■ AVAILABLE DATA ■
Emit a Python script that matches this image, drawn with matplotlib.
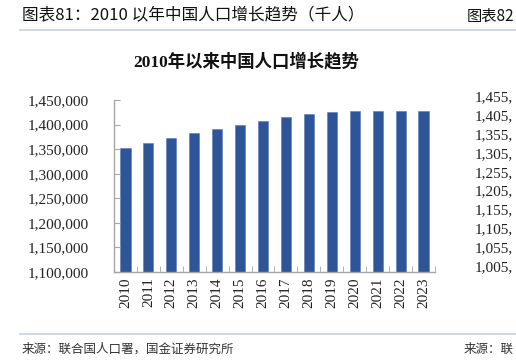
import numpy as np
import matplotlib
matplotlib.use("Agg")
import matplotlib.pyplot as plt
from matplotlib.lines import Line2D
from matplotlib.ticker import FuncFormatter

years = ['2010', '2011', '2012', '2013', '2014', '2015', '2016',
         '2017', '2018', '2019', '2020', '2021', '2022', '2023']
population = [1352900, 1362500, 1372700, 1382200, 1390300, 1399100, 1407300,
              1415400, 1421500, 1425600, 1427600, 1427600, 1427600, 1427000]
yticks = [1100000, 1150000, 1200000, 1250000, 1300000, 1350000, 1400000, 1450000]
# labels of the next chart, as far as they show before the page edge
right_labels = ['1,455,', '1,405,', '1,355,', '1,305,', '1,255,',
                '1,205,', '1,155,', '1,105,', '1,055,', '1,005,']

serif = ['Liberation Serif', 'Noto Sans CJK SC']
cjk = ['Noto Sans CJK SC', 'DejaVu Sans']

W, H = 516, 360
fig = plt.figure(figsize=(W / 100, H / 100), dpi=100)
ax = fig.add_axes([114 / W, 1 - 272 / H, 321 / W, 172 / H])

x = np.arange(len(years))
ax.bar(x, population, width=0.44, color='#2E5597', edgecolor='#5a7bb8', linewidth=0.4)
ax.set_xlim(-0.5, len(years) - 0.5)
ax.set_ylim(1100000, 1450000)
ax.set_yticks(yticks)
ax.yaxis.set_major_formatter(FuncFormatter(lambda v, p: f'{int(v):,}'))
ax.set_xticks(x)
ax.set_xticklabels(years, rotation=90, family=serif, fontsize=11, color='#222222')
for lab in ax.get_yticklabels():
    lab.set_family(serif)
    lab.set_fontsize(11)
    lab.set_color('#222222')
ax.set_xticks(np.arange(len(years) + 1) - 0.5, minor=True)
ax.tick_params(axis='x', which='major', length=0, pad=4)
ax.tick_params(axis='x', which='minor', direction='in', length=4, color='#a6a6a6')
ax.tick_params(axis='y', direction='in', length=4, color='#a6a6a6', pad=18)
for s in ['top', 'right']:
    ax.spines[s].set_visible(False)
for s in ['left', 'bottom']:
    ax.spines[s].set_color('#a6a6a6')
    ax.spines[s].set_linewidth(1)

# chart title
fig.text(246 / W, 1 - 62 / H, '2010年以来中国人口增长趋势', family=serif,
         fontsize=12.5, fontweight='bold', ha='center', va='center', color='#111111')

# page header / footer
fig.text(22 / W, 1 - 16 / H, '图表81：2010 以年中国人口增长趋势（千人）', family=cjk,
         fontsize=12, ha='left', va='center', color='#111111')
fig.text(514 / W, 1 - 16 / H, '图表82', family=cjk,
         fontsize=11, ha='right', va='center', color='#111111')
fig.add_artist(Line2D([20 / W, 1], [1 - 30 / H, 1 - 30 / H], color='#c5d3e0', lw=1.2))
fig.add_artist(Line2D([20 / W, 1], [1 - 334 / H, 1 - 334 / H], color='#c5d3e0', lw=1.2))
fig.text(22 / W, 1 - 349 / H, '来源：联合国人口署，国金证券研究所', family=cjk,
         fontsize=9, ha='left', va='center', color='#333333')
fig.text(514 / W, 1 - 349 / H, '来源：联', family=cjk,
         fontsize=9, ha='right', va='center', color='#333333')

# neighbouring chart axis labels
for i, lab in enumerate(right_labels):
    fig.text(475 / W, 1 - (98 + i * 18.8) / H, lab, family=serif,
             fontsize=11, ha='left', va='center', color='#222222')

fig.savefig('out.png', dpi=100)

■ WHAT THE TASK ASKS ■
Extract the full listing above verbatim; pictures are to be left out of the copy.

■ ANSWER TO THIS PROBLEM ■
Emit a Python script that matches this image, drawn with matplotlib.
import numpy as np
import matplotlib
matplotlib.use("Agg")
import matplotlib.pyplot as plt
from matplotlib.lines import Line2D
from matplotlib.ticker import FuncFormatter

years = ['2010', '2011', '2012', '2013', '2014', '2015', '2016',
         '2017', '2018', '2019', '2020', '2021', '2022', '2023']
population = [1352900, 1362500, 1372700, 1382200, 1390300, 1399100, 1407300,
              1415400, 1421500, 1425600, 1427600, 1427600, 1427600, 1427000]
yticks = [1100000, 1150000, 1200000, 1250000, 1300000, 1350000, 1400000, 1450000]
# labels of the next chart, as far as they show before the page edge
right_labels = ['1,455,', '1,405,', '1,355,', '1,305,', '1,255,',
                '1,205,', '1,155,', '1,105,', '1,055,', '1,005,']

serif = ['Liberation Serif', 'Noto Sans CJK SC']
cjk = ['Noto Sans CJK SC', 'DejaVu Sans']

W, H = 516, 360
fig = plt.figure(figsize=(W / 100, H / 100), dpi=100)
ax = fig.add_axes([114 / W, 1 - 272 / H, 321 / W, 172 / H])

x = np.arange(len(years))
ax.bar(x, population, width=0.44, color='#2E5597', edgecolor='#5a7bb8', linewidth=0.4)
ax.set_xlim(-0.5, len(years) - 0.5)
ax.set_ylim(1100000, 1450000)
ax.set_yticks(yticks)
ax.yaxis.set_major_formatter(FuncFormatter(lambda v, p: f'{int(v):,}'))
ax.set_xticks(x)
ax.set_xticklabels(years, rotation=90, family=serif, fontsize=11, color='#222222')
for lab in ax.get_yticklabels():
    lab.set_family(serif)
    lab.set_fontsize(11)
    lab.set_color('#222222')
ax.set_xticks(np.arange(len(years) + 1) - 0.5, minor=True)
ax.tick_params(axis='x', which='major', length=0, pad=4)
ax.tick_params(axis='x', which='minor', direction='in', length=4, color='#a6a6a6')
ax.tick_params(axis='y', direction='in', length=4, color='#a6a6a6', pad=18)
for s in ['top', 'right']:
    ax.spines[s].set_visible(False)
for s in ['left', 'bottom']:
    ax.spines[s].set_color('#a6a6a6')
    ax.spines[s].set_linewidth(1)

# chart title
fig.text(246 / W, 1 - 62 / H, '2010年以来中国人口增长趋势', family=serif,
         fontsize=12.5, fontweight='bold', ha='center', va='center', color='#111111')

# page header / footer
fig.text(22 / W, 1 - 16 / H, '图表81：2010 以年中国人口增长趋势（千人）', family=cjk,
         fontsize=12, ha='left', va='center', color='#111111')
fig.text(514 / W, 1 - 16 / H, '图表82', family=cjk,
         fontsize=11, ha='right', va='center', color='#111111')
fig.add_artist(Line2D([20 / W, 1], [1 - 30 / H, 1 - 30 / H], color='#c5d3e0', lw=1.2))
fig.add_artist(Line2D([20 / W, 1], [1 - 334 / H, 1 - 334 / H], color='#c5d3e0', lw=1.2))
fig.text(22 / W, 1 - 349 / H, '来源：联合国人口署，国金证券研究所', family=cjk,
         fontsize=9, ha='left', va='center', color='#333333')
fig.text(514 / W, 1 - 349 / H, '来源：联', family=cjk,
         fontsize=9, ha='right', va='center', color='#333333')

# neighbouring chart axis labels
for i, lab in enumerate(right_labels):
    fig.text(475 / W, 1 - (98 + i * 18.8) / H, lab, family=serif,
             fontsize=11, ha='left', va='center', color='#222222')

fig.savefig('out.png', dpi=100)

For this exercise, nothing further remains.